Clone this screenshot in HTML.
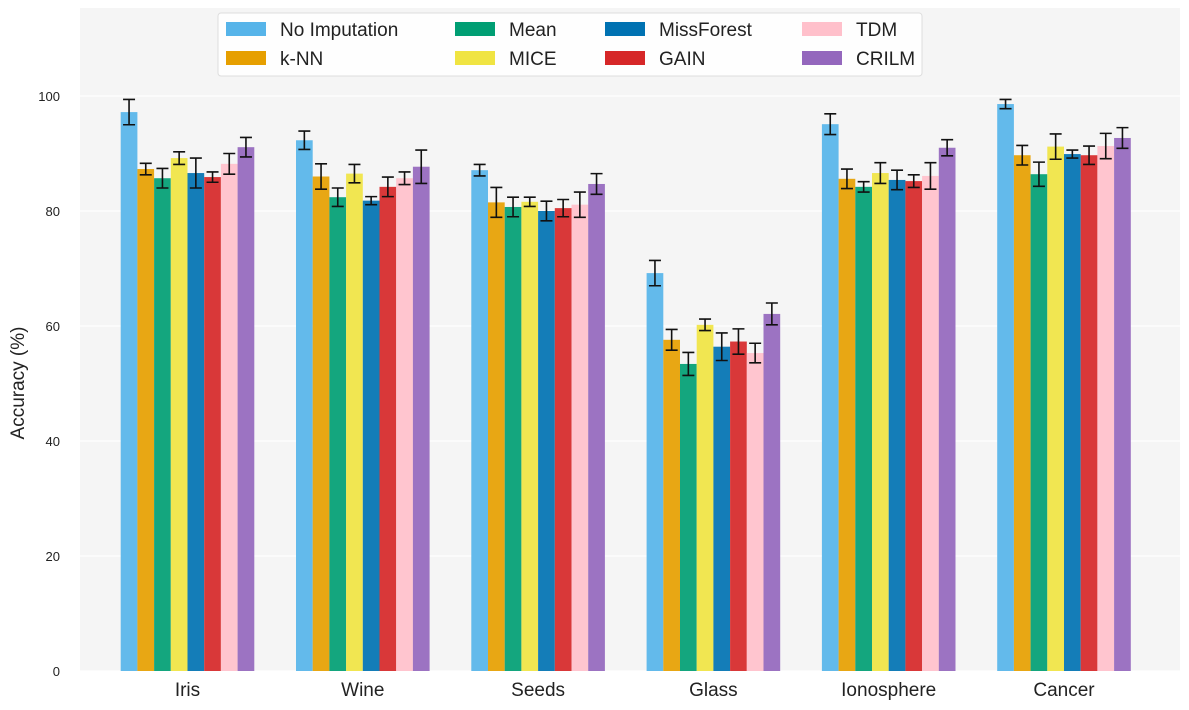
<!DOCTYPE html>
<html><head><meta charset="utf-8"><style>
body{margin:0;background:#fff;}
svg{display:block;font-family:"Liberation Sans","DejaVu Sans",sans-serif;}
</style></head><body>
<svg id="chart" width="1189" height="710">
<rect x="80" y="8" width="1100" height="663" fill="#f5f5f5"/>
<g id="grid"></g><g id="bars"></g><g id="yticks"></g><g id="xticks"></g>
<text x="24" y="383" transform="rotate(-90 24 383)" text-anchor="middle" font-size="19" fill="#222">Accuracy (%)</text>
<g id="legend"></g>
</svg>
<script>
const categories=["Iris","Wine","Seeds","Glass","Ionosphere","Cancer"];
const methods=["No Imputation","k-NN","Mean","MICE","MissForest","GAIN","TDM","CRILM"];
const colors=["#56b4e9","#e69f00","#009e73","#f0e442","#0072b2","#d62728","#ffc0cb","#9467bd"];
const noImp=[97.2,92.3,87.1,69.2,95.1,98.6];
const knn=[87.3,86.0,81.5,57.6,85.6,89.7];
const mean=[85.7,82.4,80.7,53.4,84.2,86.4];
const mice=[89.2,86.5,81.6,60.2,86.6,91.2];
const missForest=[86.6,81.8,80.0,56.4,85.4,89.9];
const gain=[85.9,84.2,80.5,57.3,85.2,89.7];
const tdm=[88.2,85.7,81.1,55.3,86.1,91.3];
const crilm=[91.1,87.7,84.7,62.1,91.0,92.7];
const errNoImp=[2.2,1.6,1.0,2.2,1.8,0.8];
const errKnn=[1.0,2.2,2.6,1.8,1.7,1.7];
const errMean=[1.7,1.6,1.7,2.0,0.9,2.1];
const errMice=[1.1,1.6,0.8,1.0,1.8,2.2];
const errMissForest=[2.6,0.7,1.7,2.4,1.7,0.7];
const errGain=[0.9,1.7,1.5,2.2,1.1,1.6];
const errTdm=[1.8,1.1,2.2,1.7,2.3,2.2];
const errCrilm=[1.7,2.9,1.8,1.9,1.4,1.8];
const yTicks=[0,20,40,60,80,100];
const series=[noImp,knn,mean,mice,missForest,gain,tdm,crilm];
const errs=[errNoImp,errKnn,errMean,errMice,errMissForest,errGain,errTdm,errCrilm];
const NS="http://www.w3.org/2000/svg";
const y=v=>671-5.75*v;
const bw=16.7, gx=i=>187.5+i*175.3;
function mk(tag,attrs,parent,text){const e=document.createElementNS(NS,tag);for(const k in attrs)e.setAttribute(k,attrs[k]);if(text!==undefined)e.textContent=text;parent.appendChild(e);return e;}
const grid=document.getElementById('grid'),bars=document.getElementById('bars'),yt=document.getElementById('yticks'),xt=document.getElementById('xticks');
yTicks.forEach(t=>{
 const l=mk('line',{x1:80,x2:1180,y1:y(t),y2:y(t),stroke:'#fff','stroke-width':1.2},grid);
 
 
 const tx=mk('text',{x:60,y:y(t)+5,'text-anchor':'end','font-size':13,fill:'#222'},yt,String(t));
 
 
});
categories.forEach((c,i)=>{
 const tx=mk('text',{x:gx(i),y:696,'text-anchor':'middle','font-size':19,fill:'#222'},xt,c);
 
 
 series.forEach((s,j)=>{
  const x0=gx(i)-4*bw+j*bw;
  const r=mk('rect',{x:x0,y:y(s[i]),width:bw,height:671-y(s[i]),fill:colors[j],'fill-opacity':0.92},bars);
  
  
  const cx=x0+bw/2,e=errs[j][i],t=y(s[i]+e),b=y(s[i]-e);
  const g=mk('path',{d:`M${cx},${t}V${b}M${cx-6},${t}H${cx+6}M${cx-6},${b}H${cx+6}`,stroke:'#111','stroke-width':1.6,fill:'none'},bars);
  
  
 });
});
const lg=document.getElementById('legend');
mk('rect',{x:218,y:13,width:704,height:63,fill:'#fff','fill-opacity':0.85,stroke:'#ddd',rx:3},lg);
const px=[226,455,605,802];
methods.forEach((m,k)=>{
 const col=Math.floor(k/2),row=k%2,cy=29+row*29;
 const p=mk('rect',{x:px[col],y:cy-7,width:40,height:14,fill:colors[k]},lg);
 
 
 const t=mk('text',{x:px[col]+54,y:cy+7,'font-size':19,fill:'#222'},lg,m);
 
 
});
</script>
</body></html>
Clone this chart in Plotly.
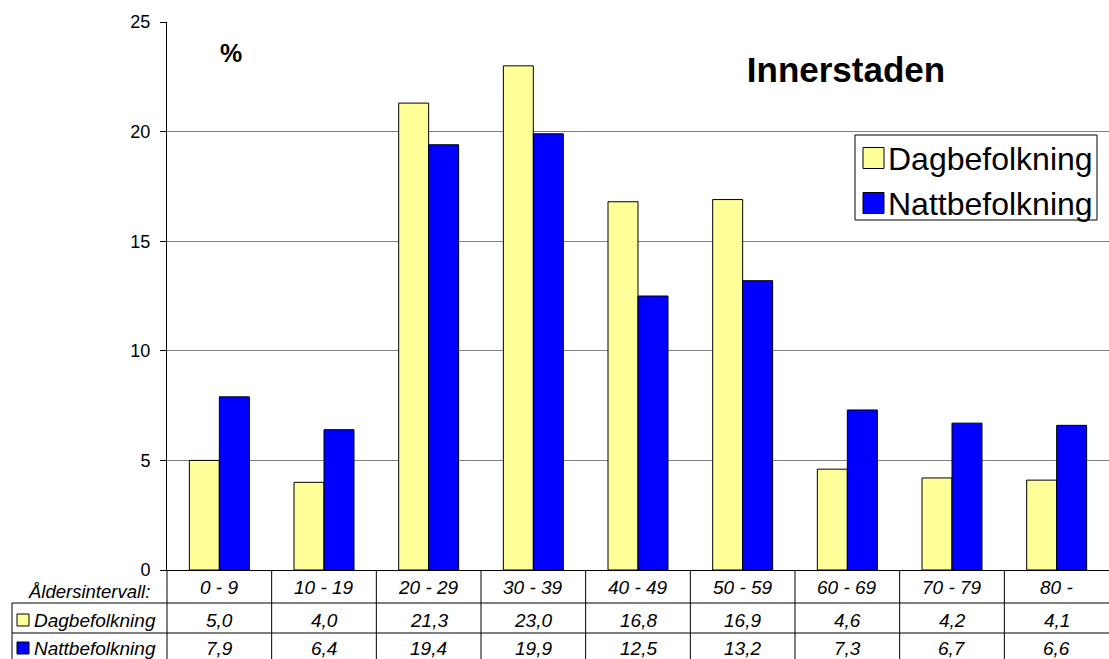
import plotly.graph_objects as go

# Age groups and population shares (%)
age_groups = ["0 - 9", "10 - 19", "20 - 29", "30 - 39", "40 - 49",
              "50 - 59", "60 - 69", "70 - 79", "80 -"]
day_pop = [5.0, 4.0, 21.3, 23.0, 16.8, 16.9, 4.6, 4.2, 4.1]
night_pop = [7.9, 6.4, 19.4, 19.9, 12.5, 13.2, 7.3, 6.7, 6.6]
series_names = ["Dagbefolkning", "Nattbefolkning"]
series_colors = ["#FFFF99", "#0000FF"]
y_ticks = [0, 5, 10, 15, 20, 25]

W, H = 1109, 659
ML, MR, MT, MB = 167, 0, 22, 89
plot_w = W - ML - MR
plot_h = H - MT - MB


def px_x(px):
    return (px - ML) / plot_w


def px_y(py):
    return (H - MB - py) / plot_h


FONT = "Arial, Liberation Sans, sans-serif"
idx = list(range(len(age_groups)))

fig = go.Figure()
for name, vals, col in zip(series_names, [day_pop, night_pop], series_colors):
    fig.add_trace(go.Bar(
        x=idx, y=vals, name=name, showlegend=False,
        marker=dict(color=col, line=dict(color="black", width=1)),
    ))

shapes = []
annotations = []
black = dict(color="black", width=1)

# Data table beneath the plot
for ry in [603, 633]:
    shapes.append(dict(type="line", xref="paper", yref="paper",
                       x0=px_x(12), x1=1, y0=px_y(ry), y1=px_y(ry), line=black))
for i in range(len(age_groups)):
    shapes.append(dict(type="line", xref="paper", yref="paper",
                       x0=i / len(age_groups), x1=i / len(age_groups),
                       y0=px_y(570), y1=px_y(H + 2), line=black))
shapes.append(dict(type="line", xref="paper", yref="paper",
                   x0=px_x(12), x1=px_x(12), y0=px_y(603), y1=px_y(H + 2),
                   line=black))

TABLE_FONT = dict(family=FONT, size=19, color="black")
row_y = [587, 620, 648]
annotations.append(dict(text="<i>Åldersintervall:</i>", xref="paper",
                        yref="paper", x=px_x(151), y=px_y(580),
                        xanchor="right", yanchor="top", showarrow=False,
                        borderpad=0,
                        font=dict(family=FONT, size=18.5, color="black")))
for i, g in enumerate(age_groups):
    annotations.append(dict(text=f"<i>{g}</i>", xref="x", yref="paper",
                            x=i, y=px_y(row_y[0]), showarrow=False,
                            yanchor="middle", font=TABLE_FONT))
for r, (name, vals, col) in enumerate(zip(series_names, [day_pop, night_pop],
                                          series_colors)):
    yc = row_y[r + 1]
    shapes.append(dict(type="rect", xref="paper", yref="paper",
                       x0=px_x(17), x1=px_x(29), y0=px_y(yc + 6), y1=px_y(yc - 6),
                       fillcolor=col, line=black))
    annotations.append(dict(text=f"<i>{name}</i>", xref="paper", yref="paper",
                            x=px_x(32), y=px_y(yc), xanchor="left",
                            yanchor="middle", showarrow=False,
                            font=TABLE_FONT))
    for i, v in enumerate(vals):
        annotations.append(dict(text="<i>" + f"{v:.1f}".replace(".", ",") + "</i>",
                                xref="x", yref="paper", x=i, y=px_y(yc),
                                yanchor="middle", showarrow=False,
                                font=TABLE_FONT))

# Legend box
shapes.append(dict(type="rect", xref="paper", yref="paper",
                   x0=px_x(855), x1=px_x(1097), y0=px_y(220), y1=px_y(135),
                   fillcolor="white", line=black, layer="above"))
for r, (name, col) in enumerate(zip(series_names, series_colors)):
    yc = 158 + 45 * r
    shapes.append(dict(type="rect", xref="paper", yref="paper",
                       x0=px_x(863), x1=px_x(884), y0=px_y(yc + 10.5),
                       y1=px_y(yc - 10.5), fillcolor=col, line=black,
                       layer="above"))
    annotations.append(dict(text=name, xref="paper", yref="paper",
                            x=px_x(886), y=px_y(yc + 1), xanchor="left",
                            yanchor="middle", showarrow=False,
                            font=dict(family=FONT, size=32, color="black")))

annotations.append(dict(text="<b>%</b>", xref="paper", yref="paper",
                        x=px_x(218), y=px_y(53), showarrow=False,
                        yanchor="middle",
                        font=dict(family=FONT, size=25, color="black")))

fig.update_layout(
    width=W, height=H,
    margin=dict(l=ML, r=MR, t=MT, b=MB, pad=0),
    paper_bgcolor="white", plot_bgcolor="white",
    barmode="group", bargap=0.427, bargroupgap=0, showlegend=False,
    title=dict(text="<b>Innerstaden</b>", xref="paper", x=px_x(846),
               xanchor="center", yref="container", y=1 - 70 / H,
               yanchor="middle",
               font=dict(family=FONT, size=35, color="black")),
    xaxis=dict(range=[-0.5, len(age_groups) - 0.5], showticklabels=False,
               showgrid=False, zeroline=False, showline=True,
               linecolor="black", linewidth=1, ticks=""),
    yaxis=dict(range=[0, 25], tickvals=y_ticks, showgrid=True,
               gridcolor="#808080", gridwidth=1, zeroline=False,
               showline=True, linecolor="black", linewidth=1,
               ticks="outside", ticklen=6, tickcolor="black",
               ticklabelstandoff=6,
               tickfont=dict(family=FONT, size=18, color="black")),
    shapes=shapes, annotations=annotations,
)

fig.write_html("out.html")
#####
**Directions**: Word for word, retype the lines in the entries above that run from the one with "Clone this chart in Plotly." through the one with "return (px - ML) / plot_w". Both ends count; pictures do not.

**Exercise answer**:
Clone this chart in Plotly.
import plotly.graph_objects as go

# Age groups and population shares (%)
age_groups = ["0 - 9", "10 - 19", "20 - 29", "30 - 39", "40 - 49",
              "50 - 59", "60 - 69", "70 - 79", "80 -"]
day_pop = [5.0, 4.0, 21.3, 23.0, 16.8, 16.9, 4.6, 4.2, 4.1]
night_pop = [7.9, 6.4, 19.4, 19.9, 12.5, 13.2, 7.3, 6.7, 6.6]
series_names = ["Dagbefolkning", "Nattbefolkning"]
series_colors = ["#FFFF99", "#0000FF"]
y_ticks = [0, 5, 10, 15, 20, 25]

W, H = 1109, 659
ML, MR, MT, MB = 167, 0, 22, 89
plot_w = W - ML - MR
plot_h = H - MT - MB


def px_x(px):
    return (px - ML) / plot_w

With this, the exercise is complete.